© 2011 notworkrelated - David Rutter & Helen Roscoe. All rights reserved. Chungking Mansions of Hong Kong, China.

Travel tips and tricks – Part 3

Hello and welcome…

This is part three of our top tips for travelling which we learnt whilst on our first five months away in Asia. Not long now until we head off to Los Angeles USA for some yoga teaching training workshops and exploration of Venice Beach. New travelling posts will start appearing in August. Here’s part 3 of 3! We hope you find something useful…

Whilst on our travels we heard tales of survival and health remedies from lots of fellow comrades and we wanted to share the hints, tips and advice that we now take for granted. Part 3 of 3!

Bus Journeys!
Throughout your travels you will travel overland using buses, as these are a great way to see the country and also save some pennies as they are normally cheaper than trains and definitely planes! Vietnam has a good value ticket that allows you to travel the whole length of this surprisingly long country. This open ticket allows you to choose from a selection of places along the way you might want to stop at and then jump back on and head to the next destination.

We went from north to south (Hanoi, (Hue – a few hours stop over waiting for the next bus), Hoi An, Nha Trang, Mui Ne, Saigon/Ho Chi Minh City) for $49 USD. You give them 24 hours notice and if the bus isn’t full then you can normally get a seat for the following day! The ticket is valid for three months.

From our experience in many places in South East Asia buy the cheapest ticket that you find. There may be two options for a slightly better “VIP”/”King of Buses” bus, but at most times you will buy a ticket and no matter the price from various sales offices you will be on the same bus as everyone else! Bus journeys that advertise breakfast included – Avoid!! Also your ticket does not guarantee you a seat, sometimes when the bus is oversold or they ram the bus with locals, you may end up sitting in the aisle on a plastic stool or your backpack!

We did not have any issues whilst travelling through Japan, China, Vietnam, Cambodia or Laos. Common sense will get you through most situations without too much fuss. Thailand, relatively well off in financial terms compared to some of the other countries, was the only place we had a problem. At Surat Thani, where you get a short bus journey to the port to access Koh Pha-Ngan, Ko Samui and To Tao islands, the bus drives suspiciously slowly and when we got to the port we realised that our backpacks in the underneath luggage hold had been tampered with.

Confrontation of the bus driver, assistant (thief) and port staff just made them all do a vanishing act and loose all memory of the English language. On the boat across to the islands we learnt of other peoples fate, £200 missing and a gold ring missing! Luckily our bags had padlocks and any valuables were in smaller backpacks which we kept with us at all times. A document wallet which goes around your waist keeps passports and money safe.

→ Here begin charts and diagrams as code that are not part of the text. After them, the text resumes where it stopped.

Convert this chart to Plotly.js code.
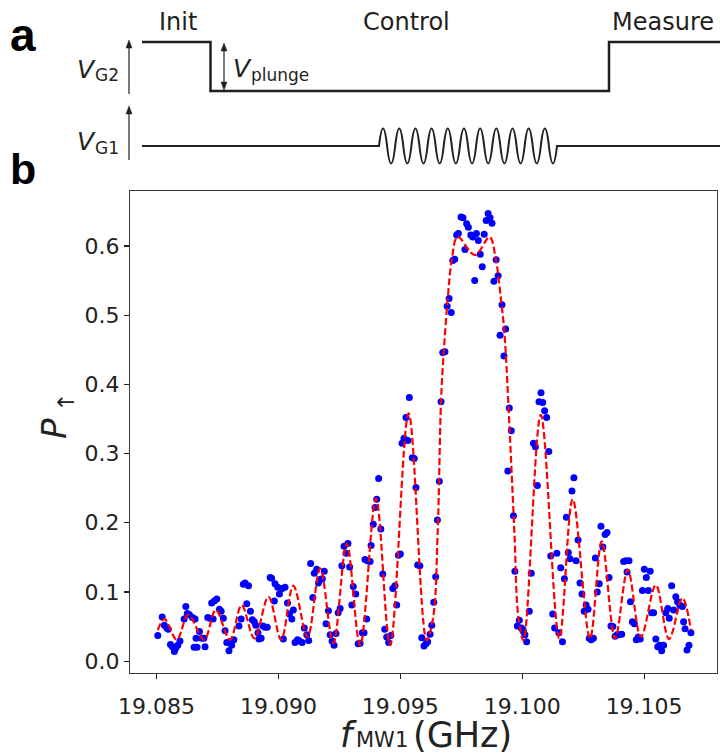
<!DOCTYPE html>
<html>
<head>
<meta charset="utf-8">
<script src="https://cdn.plot.ly/plotly-3.0.1.min.js"></script>
<style>html,body{margin:0;padding:0;background:#fff;}#chart{width:720px;height:755px;}</style>
</head>
<body>
<div id="chart"></div>
<script>
// ---------- measured data (panel b) ----------
const freqGHz = [
 19.08505,19.08523,19.08532,19.08542,19.08548,19.08557,19.08565,19.08573,19.08579,19.08587,
 19.08596,19.08613,19.08620,19.08626,19.08635,19.08647,19.08654,19.08658,19.08662,19.08666,
 19.08676,19.08685,19.08694,19.08699,19.08710,19.08718,19.08726,19.08732,19.08737,19.08747,
 19.08758,19.08765,19.08774,19.08781,19.08788,19.08797,19.08799,19.08808,19.08817,19.08838,
 19.08847,19.08856,19.08863,19.08870,19.08877,19.08885,19.08893,19.08901,19.08907,19.08916,
 19.08920,19.08929,19.08936,19.08945,19.08954,19.08966,19.08972,19.08983,19.08986,19.08997,
 19.09004,
 19.09015,19.09020,19.09027,19.09037,19.09045,19.09055,19.09061,19.09068,19.09078,19.09086,
 19.09097,19.09106,19.09116,19.09124,19.09132,19.09141,19.09147,19.09157,19.09164,19.09171,
 19.09180,19.09188,19.09195,19.09205,19.09212,19.09220,19.09228,19.09236,19.09245,19.09253,
 19.09260,19.09269,19.09277,19.09285,19.09292,19.09301,19.09307,19.09317,19.09327,19.09335,
 19.09344,19.09351,19.09355,19.09362,19.09365,19.09376,19.09380,19.09389,19.09396,19.09403,
 19.09411,19.09420,19.09428,19.09436,19.09444,19.09452,19.09461,19.09469,19.09478,19.09485,
 19.09492,19.09500,19.09507,19.09515,19.09523,19.09531,19.09537,
 19.09549,19.09557,19.09564,19.09571,19.09580,19.09588,19.09597,19.09605,19.09612,19.09622,
 19.09629,19.09637,19.09645,19.09652,19.09660,19.09667,19.09674,19.09683,19.09692,19.09700,
 19.09709,19.09715,19.09723,19.09731,19.09738,19.09749,19.09757,19.09765,19.09772,19.09779,
 19.09789,19.09797,19.09805,19.09812,19.09820,19.09828,19.09836,19.09844,19.09852,19.09860,
 19.09868,19.09876,19.09884,19.09893,19.09901,19.09909,19.09917,19.09925,19.09932,19.09941,
 19.09947,19.09955,19.09964,19.09970,19.09980,19.09988,19.09996,19.10002,19.10005,
 19.10011,19.10018,19.10029,19.10037,19.10046,19.10054,19.10062,19.10069,19.10077,19.10084,
 19.10092,19.10100,19.10109,19.10117,19.10125,19.10133,19.10142,19.10150,19.10158,19.10165,
 19.10173,19.10181,19.10189,19.10196,19.10204,19.10212,19.10221,19.10229,19.10237,19.10245,
 19.10254,19.10262,19.10270,19.10275,19.10283,19.10292,19.10300,19.10308,19.10316,19.10323,
 19.10331,19.10340,19.10348,19.10356,19.10364,19.10372,19.10381,19.10389,
 19.10397,19.10408,19.10416,19.10425,19.10430,19.10438,19.10444,19.10452,19.10460,19.10468,
 19.10476,19.10484,19.10493,19.10501,19.10509,19.10517,19.10525,19.10531,19.10539,19.10548,
 19.10556,19.10564,19.10572,19.10580,19.10589,19.10597,19.10603,19.10613,19.10621,19.10630,
 19.10637,19.10646,19.10657,19.10662,19.10668,19.10676,19.10684,19.10692
];
const pUp = [
 0.037,0.064,0.052,0.048,0.046,0.024,0.021,0.014,0.019,0.023,
 0.029,0.061,0.079,0.069,0.067,0.063,0.020,0.061,0.033,0.020,
 0.043,0.033,0.033,0.021,0.063,0.062,0.084,0.061,0.087,0.090,
 0.075,0.072,0.062,0.044,0.027,0.015,0.028,0.023,0.031,0.051,
 0.061,0.111,0.113,0.083,0.109,0.072,0.060,0.057,0.052,0.041,
 0.032,0.033,0.051,0.049,0.049,0.121,0.120,0.087,0.112,0.107,
 0.097,
 0.105,0.032,0.107,0.084,0.068,0.061,0.074,0.027,0.031,0.029,
 0.027,0.048,0.038,0.030,0.141,0.092,0.127,0.133,0.113,0.118,
 0.119,0.130,0.054,0.073,0.038,0.029,0.023,0.040,0.070,0.076,
 0.138,0.166,0.156,0.170,0.136,0.081,0.108,0.097,0.025,0.026,
 0.041,0.041,0.147,0.061,0.145,0.144,0.167,0.198,0.222,0.234,
 0.264,0.191,0.126,0.046,0.035,0.027,0.037,0.105,0.109,0.081,
 0.153,0.155,0.315,0.322,0.352,0.319,0.381,
 0.294,0.293,0.251,0.139,0.138,0.034,0.022,0.025,0.028,0.039,
 0.052,0.085,0.122,0.204,0.260,0.375,0.446,0.447,0.513,0.524,
 0.504,0.579,0.581,0.616,0.618,0.642,0.641,0.595,0.632,0.627,
 0.616,0.613,0.550,0.618,0.608,0.588,0.570,0.617,0.637,0.647,
 0.641,0.633,0.549,0.580,0.557,0.471,0.515,0.441,0.480,0.275,
 0.366,0.333,0.210,0.130,0.051,0.059,0.048,0.046,0.043,
 0.038,0.028,0.072,0.127,0.315,0.310,0.254,0.375,0.388,0.374,
 0.362,0.352,0.303,0.152,0.068,0.048,0.156,0.041,0.135,0.028,
 0.119,0.208,0.157,0.148,0.246,0.265,0.145,0.175,0.113,0.097,
 0.072,0.081,0.075,0.033,0.031,0.033,0.149,0.100,0.112,0.195,
 0.165,0.183,0.186,0.121,0.051,0.050,0.036,0.038,
 0.038,0.039,0.144,0.145,0.129,0.145,0.086,0.057,0.054,0.031,
 0.035,0.032,0.102,0.133,0.121,0.102,0.130,0.070,0.070,0.032,
 0.021,0.023,0.015,0.023,0.070,0.076,0.062,0.109,0.074,0.093,
 0.086,0.081,0.079,0.057,0.047,0.016,0.023,0.041
];
// fit curve (peaks, troughs and flank points)
const fitGHz = [
 19.08505,19.08532,19.08583,19.08630,19.08695,19.08743,19.08801,19.08849,19.08901,19.08959,
 19.09011,19.09061,19.09119,19.09171,19.09225,19.09280,19.09335,19.09400,19.09458,19.09534,
 19.09608,19.09635,19.09653,19.09667,19.09678,19.09694,19.09711,19.09735,19.09806,19.09866,
 19.09892,19.09913,19.09927,19.09949,19.09968,19.09984,19.10005,19.10076,19.10152,19.10207,
 19.10278,19.10326,19.10381,19.10433,19.10487,19.10548,19.10602,19.10657,19.10692
];
const fitP = [
 0.045,0.061,0.031,0.067,0.031,0.074,0.031,0.081,0.033,0.093,
 0.031,0.109,0.035,0.134,0.026,0.170,0.023,0.235,0.023,0.358,
 0.030,0.064,0.185,0.377,0.447,0.522,0.580,0.613,0.587,0.613,
 0.580,0.522,0.474,0.329,0.185,0.064,0.030,0.356,0.033,0.234,
 0.033,0.173,0.033,0.132,0.035,0.110,0.032,0.091,0.045
];
const xTickVals = [19.085, 19.090, 19.095, 19.100, 19.105];
const xTickText = ["19.085", "19.090", "19.095", "19.100", "19.105"];
const yTickVals = [0.0, 0.1, 0.2, 0.3, 0.4, 0.5, 0.6];
const yTickText = ["0.0", "0.1", "0.2", "0.3", "0.4", "0.5", "0.6"];
const phaseLabels = ["Init", "Control", "Measure"];

// ---------- layout helpers (figure pixels -> paper coords) ----------
const W = 720, H = 755;
const PL = 130, PR = 717, PT = 191, PB = 673;
const fx = x => (x - PL) / (PR - PL);
const fy = y => (PB - y) / (PB - PT);
const pathOf = (pts, close) => pts.map((p, i) => (i ? 'L' : 'M') + fx(p[0]).toFixed(5) + ',' + fy(p[1]).toFixed(5)).join(' ') + (close ? ' Z' : '');
const INK = '#231f20';
const FONT = 'DejaVu Sans, Verdana, sans-serif';

// schematic gate-voltage pulses (panel a drawing)
const vg2Path = pathOf([[142, 42], [210.5, 42], [210.5, 91], [609, 91], [609, 42], [721, 42]]);
let wave = 'M' + fx(142) + ',' + fy(146) + ' L' + fx(379) + ',' + fy(146);
{
  const x0 = 379, x1 = 557, n = 22, h = (x1 - x0) / n, A = 35;
  wave += ' Q' + fx(x0 + h / 2) + ',' + fy(146 - A) + ' ' + fx(x0 + h) + ',' + fy(146);
  for (let k = 2; k <= n; k++) wave += ' T' + fx(x0 + k * h) + ',' + fy(146);
  wave += ' L' + fx(721) + ',' + fy(146);
}

const seg = (x0, y0, x1, y1, w) => ({type: 'line', xref: 'paper', yref: 'paper',
  x0: fx(x0), y0: fy(y0), x1: fx(x1), y1: fy(y1), line: {color: INK, width: w}});
const headUp = (x, y) => ({type: 'path', xref: 'paper', yref: 'paper',
  path: pathOf([[x, y], [x - 3, y + 8], [x + 3, y + 8]], true), fillcolor: INK, line: {color: INK, width: 0.5}});
const headDown = (x, y) => ({type: 'path', xref: 'paper', yref: 'paper',
  path: pathOf([[x, y], [x - 3, y - 8], [x + 3, y - 8]], true), fillcolor: INK, line: {color: INK, width: 0.5}});

const shapes = [
  {type: 'path', xref: 'paper', yref: 'paper', path: vg2Path, line: {color: INK, width: 2.5}},
  {type: 'path', xref: 'paper', yref: 'paper', path: wave, line: {color: INK, width: 2}},
  seg(129, 94, 129, 46, 1.2), headUp(129, 40),
  seg(129, 160, 129, 112, 1.2), headUp(129, 106),
  seg(224, 50, 224, 84, 1.2), headUp(224, 43), headDown(224, 90)
];

const ann = (x, y, text, size, opts) => Object.assign({
  xref: 'paper', yref: 'paper', x: fx(x), y: fy(y), text: text, showarrow: false,
  xanchor: 'center', yanchor: 'middle', borderpad: 0, font: {family: FONT, size: size, color: INK}
}, opts || {});
const BOLD = 'Liberation Sans, Arial, sans-serif';

const annotations = [
  ann(23, 35, '<b>a</b>', 46, {font: {family: BOLD, size: 46, color: '#000'}}),
  ann(23, 169, '<b>b</b>', 43, {font: {family: BOLD, size: 43, color: '#000'}}),
  ann(178, 22, phaseLabels[0], 24),
  ann(406, 22, phaseLabels[1], 24),
  ann(663, 22, phaseLabels[2], 24),
  // gate labels: italic V with a smaller subscript drawn beside it
  ann(97, 69, '<i>V</i>', 25, {xanchor: 'right'}),
  ann(94, 75, 'G2', 17, {xanchor: 'left'}),
  ann(97, 142, '<i>V</i>', 25, {xanchor: 'right'}),
  ann(94, 148, 'G1', 17, {xanchor: 'left'}),
  ann(232, 68, '<i>V</i>', 25, {xanchor: 'left'}),
  ann(250, 75, 'plunge', 17, {xanchor: 'left'}),
  // axis titles (main symbol + subscript)
  ann(348, 735, '<i>f</i>', 35, {font: {family: FONT, size: 35, color: '#222'}}),
  ann(355, 740, 'MW1', 21, {xanchor: 'left', font: {family: FONT, size: 21, color: '#222'}}),
  ann(412, 735, '(GHz)', 35, {xanchor: 'left', font: {family: FONT, size: 35, color: '#222'}}),
  ann(54, 429, '<i>P</i>', 34, {textangle: -90, font: {family: FONT, size: 34, color: '#222'}}),
  ann(66, 403, '↑', 23, {textangle: -90, font: {family: FONT, size: 23, color: '#222'}})
];

const traces = [
  {
    type: 'scatter', mode: 'markers', x: freqGHz, y: pUp, name: 'data',
    marker: {color: '#0000ff', size: 7, line: {width: 0}}, hoverinfo: 'x+y'
  },
  {
    type: 'scatter', mode: 'lines', x: fitGHz, y: fitP, name: 'fit',
    line: {color: '#ff0000', width: 2.2, dash: '7px,3px', shape: 'spline', smoothing: 1}
  }
];

const axisCommon = {
  showgrid: false, zeroline: false, showline: true, mirror: true,
  linecolor: '#3a3a3a', linewidth: 1.2, ticks: 'outside', ticklen: 5, tickwidth: 1.2, tickcolor: '#222',
  tickfont: {family: FONT, size: 22, color: '#222'}
};

const layout = {
  width: W, height: H,
  margin: {l: PL, r: W - PR, t: PT, b: H - PB, pad: 0},
  paper_bgcolor: '#fff', plot_bgcolor: '#fff', showlegend: false,
  xaxis: Object.assign({}, axisCommon, {
    range: [19.08391, 19.10799], tickmode: 'array', tickvals: xTickVals, ticktext: xTickText,
    ticklabelstandoff: 8
  }),
  yaxis: Object.assign({}, axisCommon, {
    range: [-0.0171, 0.6795], tickmode: 'array', tickvals: yTickVals, ticktext: yTickText
  }),
  shapes: shapes,
  annotations: annotations
};

Plotly.newPlot('chart', traces, layout, {displayModeBar: false, staticPlot: true});
</script>
</body>
</html>
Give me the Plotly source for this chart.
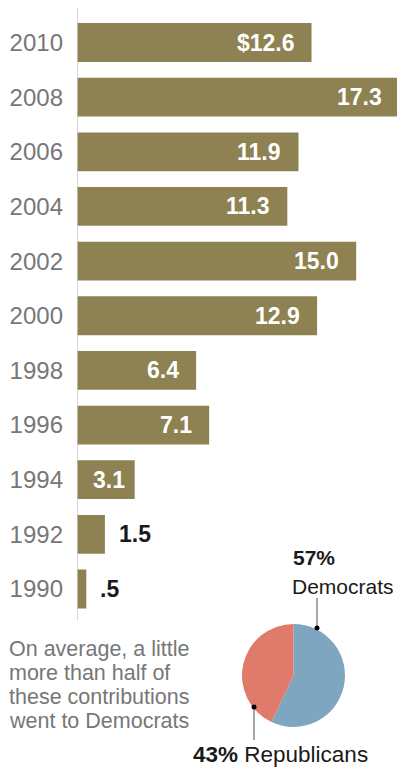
import plotly.graph_objects as go

years = ["2010", "2008", "2006", "2004", "2002", "2000", "1998", "1996", "1994", "1992", "1990"]
values = [12.6, 17.3, 11.9, 11.3, 15.0, 12.9, 6.4, 7.1, 3.1, 1.5, 0.5]
labels = ["$12.6", "17.3", "11.9", "11.3", "15.0", "12.9", "6.4", "7.1", "3.1", "1.5", ".5"]
inside = [True, True, True, True, True, True, True, True, True, False, False]

pie_labels = ["Democrats", "Republicans"]
pie_values = [57, 43]

# page body has an 8px default margin; work in reference pixels and offset
OFF = 8
W, H = 405 - OFF, 768 - OFF
BAR = "#8E8252"
GRAY = "#777777"
FONT = "Liberation Sans"

def fx(px):
    return (px - OFF) / W

def fy(py):
    return 1 - (py - OFF) / H

fig = go.Figure()
fig.add_trace(go.Bar(
    x=values, y=years, orientation="h",
    marker=dict(color=BAR, line=dict(width=0)),
    hoverinfo="skip", showlegend=False,
))

fig.add_trace(go.Pie(
    labels=pie_labels, values=pie_values,
    marker=dict(colors=["#7FA6C1", "#E07B6C"], line=dict(width=0)),
    sort=False, direction="clockwise", rotation=0,
    textinfo="none", hoverinfo="skip", showlegend=False,
    domain=dict(x=[fx(242), fx(345)], y=[fy(728), fy(623)]),
))

annotations = []
for i, (v, lab, ins) in enumerate(zip(values, labels, inside)):
    if ins:
        annotations.append(dict(x=v, y=i, xref="x", yref="y", text="<b>%s</b>" % lab,
                                showarrow=False, xanchor="right",
                                xshift=-15 if v >= 4 else -8,
                                font=dict(family=FONT, size=23, color="white")))
    else:
        annotations.append(dict(x=v, y=i, xref="x", yref="y", text="<b>%s</b>" % lab,
                                showarrow=False, xanchor="left", xshift=12,
                                font=dict(family=FONT, size=23, color="#1a1a1a")))

note_lines = ["On average, a little", "more than half of", "these contributions", "went to Democrats"]
note_y = [649, 673, 697, 721]
for t, yy in zip(note_lines, note_y):
    annotations.append(dict(x=fx(8), y=fy(yy), xref="paper", yref="paper", text=t,
                            showarrow=False, xanchor="left", yanchor="middle",
                            borderpad=0,
                            font=dict(family=FONT, size=21.5, color=GRAY)))

annotations += [
    dict(x=fx(291), y=fy(557), xref="paper", yref="paper", text="<b>57%</b>",
         showarrow=False, xanchor="left", yanchor="middle",
         font=dict(family=FONT, size=21, color="#1a1a1a")),
    dict(x=fx(290), y=fy(586), xref="paper", yref="paper", text="Democrats",
         showarrow=False, xanchor="left", yanchor="middle",
         font=dict(family=FONT, size=21, color="#1a1a1a")),
    dict(x=fx(191), y=fy(754), xref="paper", yref="paper", text="<b>43%</b> Republicans",
         showarrow=False, xanchor="left", yanchor="middle",
         font=dict(family=FONT, size=22.5, color="#1a1a1a")),
]

shapes = [
    dict(type="line", xref="x", yref="paper", x0=0, x1=0, y0=fy(620), y1=fy(8),
         line=dict(color="#c8c8c8", width=1.5)),
    dict(type="line", xref="paper", yref="paper", x0=fx(317), x1=fx(317), y0=fy(628), y1=fy(598),
         line=dict(color="#888888", width=1.5)),
    dict(type="line", xref="paper", yref="paper", x0=fx(254), x1=fx(254), y0=fy(707), y1=fy(740),
         line=dict(color="#888888", width=1.5)),
    dict(type="circle", xref="paper", yref="paper", x0=fx(314.5), x1=fx(319.5), y0=fy(630.5), y1=fy(625.5),
         fillcolor="black", line=dict(width=0)),
    dict(type="circle", xref="paper", yref="paper", x0=fx(251.5), x1=fx(256.5), y0=fy(709.5), y1=fy(704.5),
         fillcolor="black", line=dict(width=0)),
]

fig.update_layout(
    width=W, height=H,
    margin=dict(l=0, r=0, t=0, b=0),
    paper_bgcolor="white", plot_bgcolor="white",
    bargap=0.29,
    xaxis=dict(domain=[fx(77), fx(399)], range=[0, 17.3], visible=False, fixedrange=True),
    yaxis=dict(domain=[fy(616.3), fy(15.2)], type="category", categoryorder="array",
               categoryarray=years, range=[10.5, -0.5], autorange=False,
               showgrid=False, zeroline=False,
               showline=False, ticks="", ticklabelstandoff=13,
               tickfont=dict(family=FONT, size=24, color=GRAY)),
    annotations=annotations,
    shapes=shapes,
)

fig.write_html("out.html")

Exactly the same happened on the way back after we had visited the islands, same bus driver and two assistants this time. Be careful and don’t leave anything expensive in your main backpacks when they are separated from you.

Hiring a scooter.
Make sure that your insurance covers you for the power of the scooter as it can be less than 125cc only etc. Also make sure that you wear a helmet and follow all the rules of the road and local laws. Scooters are a great way to travel around the local area, although we did see lots of people in bandages and hobbling around so be careful.

The only issue that we had was during TET, Lunar New Year in Vietnam, when we got pulled over by the police. No speeding, helmets on heads and driving safely we proceeded to stop when instructed to. The bike was impounded with the reason that the UK licence was not appropriate and we should have a Vietnamese licence (all excuses under the sun come out)! We had to walk back to the hostel luckily only about 3km.

We soon learnt that three weeks before TET and two weeks afterwards the police stop lots of people and impound bikes to basically get beer money. Lots of people were driving around, we were just one of the unlucky ones. Frustrating at a $50 USD fine which we split $25 each with the owner of the bike!

Mosquito Net.
A simple one this but take your own net that can stretch over a double bed, lots of provided nets have holes and tears in which most mosquitoes will find!

Re-hydration… (Tip from Corinne Walker)
It is possible to make your own rehydration solution. Put four teaspoons of sugar and one teaspoon of salt in one litre of water. It is very easy to do and the ingredients are easily accessible from almost any guesthouse. (Good for a hangover cure too!)